Army Losing the TSP Race

When it comes to educating their people to the value of the Thrift Savings Plan, the armed services, and especially the Army are not doing a very good job. How...

The U.S. Army does lots of things very, very well. Especially considering its current hot war missions being fought with a smaller-than-cold-war force.

All the services are doing a great job, often in spite of being short-changed by penny-pinching, short-sighted politicians of both parties.

But there is one area where the military services, especially the Army, are not doing so well. That is in the field of encouraging their troops to participate in the Thrift Savings Plan.

Military pay isn’t great, and retired pay, for most, means cutting some corners. In that sense military people are similar to (but worse off than) FERS employees who must invest in the TSP to have a decent retirement.

Better than 80 percent of all white collar federal workers are participating in the TSP. For many of them, investments and earnings will provide half, or more, of the money they have to spend in retirement. But not so the military.

Consider this:

Only 26 percent of active duty Army personnel were contributing to the TSP as of last month. Less than 12 percent of the ready reserve, which is heavily involved in Iraq, are in the TSP.

By the same token almost 52 percent of active duty Navy personnel were in the TSP. For the Marine Corps it was 35.4 percent; Air Force 33.5 percent and the Coast Guard, 30.3 percent. Among uniformed personnel in the Public Health Service and the National Oceanic & Atmospheric Administration, the numbers were 68 percent and 67 percent respectively.

So which service is doing a good job of encouraging its people to save. And who isn’t?

The question isn’t who, it’s why?

Why is the Army lagging so far behind the other services? Granted it’s pretty busy now, but then again so is the Marine Corps. The Navy has some long deployments and the Coast Guard now is doing a lot more than guarding the coast of the U.S.. Ditto for the Air Force. They’re all busy.

Some critics claim the Army is doing a not-so-hot job on purpose. That top brass fear that if enlisted and NCOs had a fat (portable) TSP account, they would leave for greener pastures in the private sector.

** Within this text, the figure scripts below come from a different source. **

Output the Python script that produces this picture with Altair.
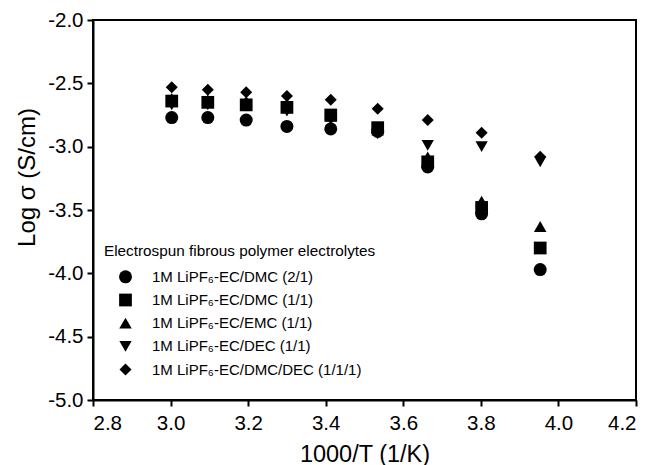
import altair as alt
import pandas as pd

x_vals = [3.003, 3.096, 3.195, 3.300, 3.413, 3.534, 3.663, 3.802, 3.953]

series_names = [
    "1M LiPF₆-EC/DMC (2/1)",
    "1M LiPF₆-EC/DMC (1/1)",
    "1M LiPF₆-EC/EMC (1/1)",
    "1M LiPF₆-EC/DEC (1/1)",
    "1M LiPF₆-EC/DMC/DEC (1/1/1)",
]
shapes = ["circle", "square", "triangle-up", "triangle-down", "diamond"]
sizes = [169, 144, 196, 196, 246]

y_circle = [-2.77, -2.77, -2.79, -2.84, -2.86, -2.88, -3.16, -3.53, -3.97]
y_square = [-2.64, -2.65, -2.67, -2.69, -2.75, -2.85, -3.12, -3.48, -3.80]
y_tri_up = [-2.62, -2.63, -2.64, -2.66, -2.76, -2.87, -3.08, -3.43, -3.63]
y_tri_down = [-2.67, -2.67, -2.68, -2.72, -2.79, -2.90, -2.99, -3.00, -3.12]
y_diamond = [-2.53, -2.55, -2.57, -2.60, -2.63, -2.70, -2.79, -2.89, -3.08]

x_ticks = [2.8, 3.0, 3.2, 3.4, 3.6, 3.8, 4.0, 4.2]
y_ticks = [-2.0, -2.5, -3.0, -3.5, -4.0, -4.5, -5.0]

all_y = [y_circle, y_square, y_tri_up, y_tri_down, y_diamond]
rows = []
for name, ys in zip(series_names, all_y):
    for xv, yv in zip(x_vals, ys):
        rows.append({"x": xv, "y": yv, "series": name})
df = pd.DataFrame(rows)

FONT = "Liberation Sans"
LABEL_EXPR = "replace(format(datum.value, '.1f'), '\u2212', '-')"

legend = alt.Legend(
    title="Electrospun fibrous polymer electrolytes",
    orient="none", legendX=11, legendY=224,
    padding=0, titlePadding=10, rowPadding=7.2,
    symbolOffset=14, labelOffset=19,
    symbolFillColor="black", symbolStrokeWidth=0,
    titleFont=FONT, titleFontSize=15.3, titleFontWeight="normal",
    titleColor="black", labelFont=FONT, labelFontSize=15,
    labelColor="black", labelLimit=400, titleLimit=400)

chart = alt.Chart(df).mark_point(filled=True, opacity=1, color="black").encode(
    x=alt.X("x:Q", title="1000/T (1/K)",
            scale=alt.Scale(domain=[2.8, 4.2], nice=False, zero=False),
            axis=alt.Axis(values=x_ticks, labelExpr=LABEL_EXPR, titleY=42,
                          labelPadding=7, titleFontSize=23.5)),
    y=alt.Y("y:Q", title="Log σ (S/cm)",
            scale=alt.Scale(domain=[-5.0, -2.0], nice=False, zero=False),
            axis=alt.Axis(values=y_ticks, labelExpr=LABEL_EXPR, titlePadding=8,
                          labelPadding=4, titleY=157, titleFontSize=24)),
    shape=alt.Shape("series:N", sort=series_names,
                    scale=alt.Scale(domain=series_names, range=shapes),
                    legend=legend),
    size=alt.Size("series:N", sort=series_names,
                  scale=alt.Scale(domain=series_names, range=sizes), legend=legend),
).properties(
    width=543, height=380,
    background="white",
    autosize=alt.AutoSizeParams(type="none"),
    padding={"left": 93, "top": 20, "right": 17, "bottom": 65},
).configure_view(
    stroke="black", strokeWidth=2
).configure_axis(
    grid=False, domainColor="black", domainWidth=2, tickColor="black", tickWidth=2,
    tickSize=6, labelFont=FONT, labelFontSize=20.5, labelColor="black",
    titleFont=FONT, titleFontWeight="normal", titleColor="black",
)

chart.save("out.html", embed_options={"renderer": "svg", "actions": False})
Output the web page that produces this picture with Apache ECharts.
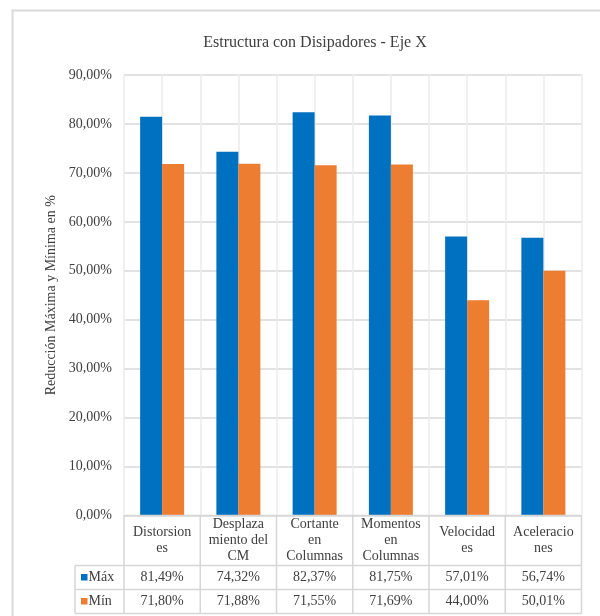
<!DOCTYPE html>
<html><head><meta charset="utf-8">
<script src="https://cdn.jsdelivr.net/npm/echarts@6/dist/echarts.min.js"></script>
<style>html,body{margin:0;padding:0;background:#fff}#c{width:600px;height:616px}</style>
</head><body><div id="c"></div>
<script>
const chartTitle = 'Estructura con Disipadores - Eje X';
const yAxisTitle = 'Reducción Máxima y Mínima en %';
const categories = ['Distorsiones', 'Desplazamiento del CM', 'Cortante en Columnas', 'Momentos en Columnas', 'Velocidades', 'Aceleraciones'];
const categoryLabels = ['Distorsion\nes', 'Desplaza\nmiento del\nCM', 'Cortante\nen\nColumnas', 'Momentos\nen\nColumnas', 'Velocidad\nes', 'Aceleracio\nnes'];
const seriesNames = ['Máx', 'Mín'];
const maxValues = [81.49, 74.32, 82.37, 81.75, 57.01, 56.74];
const minValues = [71.80, 71.88, 71.55, 71.69, 44.00, 50.01];
const yMin = 0, yMax = 90, yStep = 10;
const colors = ['#0070C0', '#ED7D31'];

const FONT = '"Liberation Serif", "Times New Roman", serif';
const TXT = '#404040';
const fmt = v => v.toFixed(2).replace('.', ',') + '%';

const chart = echarts.init(document.getElementById('c'), null, {renderer: 'canvas'});

const option = {
  animation: false,
  backgroundColor: '#fff',
  title: {
    text: chartTitle, left: 310, top: 30, textAlign: 'center',
    textStyle: {fontFamily: FONT, fontSize: 16, fontWeight: 'normal', color: TXT}
  },
  grid: {left: 124, right: 18.5, top: 75, bottom: 100.5},
  xAxis: [
    {type: 'category', data: categories, axisLabel: {show: false}, axisTick: {show: false},
     axisLine: {show: false}, splitLine: {show: false}},
    {type: 'value', min: 0, max: categories.length * 2, interval: 1, position: 'bottom',
     axisLabel: {show: false}, axisTick: {show: false}, axisLine: {show: false},
     splitLine: {show: true, lineStyle: {color: '#ebebeb', width: 1.5}}}
  ],
  yAxis: {
    type: 'value', min: yMin, max: yMax, interval: yStep,
    name: yAxisTitle, nameLocation: 'middle', nameRotate: 90, nameGap: 64,
    nameTextStyle: {fontFamily: FONT, fontSize: 14, color: TXT},
    axisLine: {show: false}, axisTick: {show: false},
    axisLabel: {formatter: v => fmt(v), fontFamily: FONT, fontSize: 14, color: TXT, margin: 12},
    splitLine: {lineStyle: {color: '#d9d9d9', width: 1.5}}
  },
  series: [
    {name: seriesNames[0], type: 'bar', data: maxValues, barWidth: 22, barGap: '0%',
     itemStyle: {color: colors[0]}, xAxisIndex: 0},
    {name: seriesNames[1], type: 'bar', data: minValues, barWidth: 22, barGap: '0%',
     itemStyle: {color: colors[1]}, xAxisIndex: 0}
  ]
};
chart.setOption(option);

// Data table under the plot, positioned from the axes
const n = categories.length;
const xs = [];
for (let i = 0; i <= n; i++) xs.push(chart.convertToPixel({xAxisIndex: 1}, i * 2));
const yBase = chart.convertToPixel({yAxisIndex: 0}, 0);
const xL = xs[0], xR = xs[n];
const hdrH = 50, rowH = 24;
const y1 = yBase + hdrH, y2 = y1 + rowH, y3 = y2 + rowH;
const xH = xL - 49;
const LC = '#d6d6d6', LW = 1.5;
const g = [];
g.push({type: 'rect', shape: {x: 12.5, y: 10.5, width: 700, height: 700},
  style: {fill: 'none', stroke: '#d9d9d9', lineWidth: 2}, z: 0, silent: true});
const line = (x1, yA, x2, yB) => g.push({type: 'line', shape: {x1, y1: yA, x2, y2: yB},
  style: {stroke: LC, lineWidth: LW}, z: 10, silent: true});
line(xL, yBase, xR, yBase);
line(xH, y1, xR, y1);
line(xH, y2, xR, y2);
line(xH, y3, xR, y3);
line(xH, y1, xH, y3);
xs.forEach(x => line(x, yBase, x, y3));
const rowVals = [maxValues, minValues];
for (let i = 0; i < n; i++) {
  const cx = (xs[i] + xs[i + 1]) / 2;
  g.push({type: 'text', z: 11, silent: true, style: {text: categoryLabels[i], x: cx, y: yBase + hdrH / 2,
    textAlign: 'center', textVerticalAlign: 'middle', verticalAlign: 'middle', lineHeight: 16,
    font: '14px ' + FONT, fill: TXT}});
  rowVals.forEach((arr, r) => {
    g.push({type: 'text', z: 11, silent: true, style: {text: fmt(arr[i]), x: cx, y: y1 + rowH * r + rowH / 2,
      textAlign: 'center', textVerticalAlign: 'middle', verticalAlign: 'middle',
      font: '14px ' + FONT, fill: TXT}});
  });
}
seriesNames.forEach((nm, r) => {
  const cy = y1 + rowH * r + rowH / 2;
  g.push({type: 'rect', z: 11, silent: true, shape: {x: xH + 6, y: cy - 3.5, width: 6.5, height: 6.5}, style: {fill: colors[r]}});
  g.push({type: 'text', z: 11, silent: true, style: {text: nm, x: xH + 13.5, y: cy,
    textAlign: 'left', textVerticalAlign: 'middle', verticalAlign: 'middle',
    font: '14px ' + FONT, fill: TXT}});
});
chart.setOption({graphic: g});
</script>
</body></html>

After all, private Defense contractors love skilled, disciplined, security-cleared people of which the Army has plenty.

Is, as the conspiracy theorists believe, the Army downplaying the value of the TSP as a “retention” tool? Does that make sense? Would the Army do something as cynical/stupid (choose one) as that?

Cash incentives are being used to stem the flow, but these are one-shot payments. The bonuses are nice, but they won’t help when individuals retire from the service – if they do. Better pay, bonuses and a higher rate of TSP participation (it would help if Uncle Sam matched contributions, like the government now does for most civil servants) might help.

The idea that the Army would intentionally downplay the TSP in order to keep people seems absurd to me. But maybe I’m missing something. Any ideas?

Stamp Out Hunger

Saturday, May 10 is the date for the nation’s largest one-day food drive. If you get mail, you can participate. The idea is this: You can set out bagged non-perishable food items and put them beside your mailbox or mail pickup spot. Members of the National Association of Letter Carriers will do the rest. They will, on their own time, pick up the items and take them to food banks in your community. The food drive is a long tradition with the letter carriers union and its brought in millions of dollars worth of food for the needy.

Nearly Useless Mothers’ Day Factoid

According to mothersdaycelebration.com, the highest officially recorded number of children born to one mother is 69, to the first wife of Feodor Vassilyev of Shuya, Russia. Between 1725 and 1765, in a total of 27 confinements (that means “birthin’s” if you’re a member of my family), she gave birth to 16 pairs of twins, seven sets of triplets, and four sets of quadruplets. 67 of them survived infancy. We don’t know what her first name was, but she probably only answered to “Mom” anyway.